Generally, when you read about an ordinance to promote the health and safety of hotel workers, you do not assume that it would impact retailers.
However, an ordinance considered by the Seattle City Council (CB 119555) would have extended its healthcare coverage mandates and other provisions to retailers who lease space in a hotel. Although the stated intent of the ordinance is “to improve low-wage hotel employees’ access, through additional compensation, to high-quality, affordable health coverage for the employees and their spouses or domestic partners, children, and other dependents,” it would have placed the same requirements on a retailer (or “ancillary hotel business”) based simply on its location within a hotel building.
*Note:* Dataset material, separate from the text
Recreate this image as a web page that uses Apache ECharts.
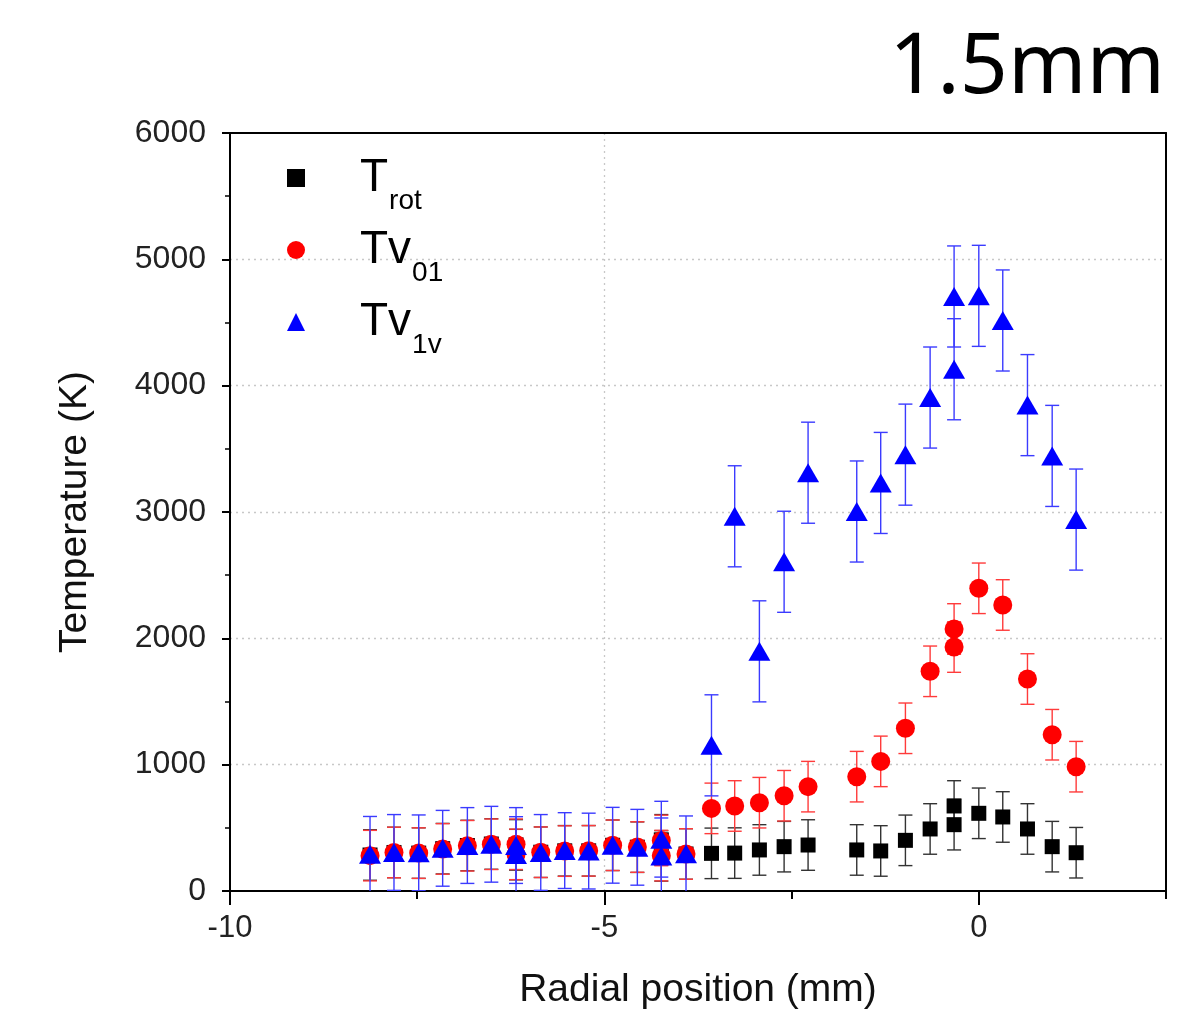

John Engber, the Director of the Retail Industry Coalition of Seattle, testified twice before the Council’s Housing, Health, Energy, and Workers’ Rights Committee to urge the Committee to narrow the definition to only employers that are located in the hotel and closely connected to the operations of that hotel. The goal was to exempt retailers that happened to locate a store in a hotel but are not critical to the operations of the hotel.
Last week, the Committee released a new draft of the ordinance that included a much narrower definition of “ancillary hotel businesses.” Under the new definition, a business is covered only if it “leases or sublets space at the site of the hotel for services in conjunction with the hotel’s purpose.” The new draft also adds a definition of “hotel’s purpose” as “services in conjunction with the hotel’s provision of short-term lodging including food or beverage services, recreational services, conference rooms, convention services, laundry services, and parking.”
This new language should effectively exempt all retailers leasing space in Seattle hotels.
The Committee approved this amended ordinance on September 12 and the full Council passed it on September 16.
The Retail Industry Coalition of Seattle appreciates the hard work and leadership that Committee Chair Teresa Mosqueda and Councilmember Sally Bagshaw put into developing this new language.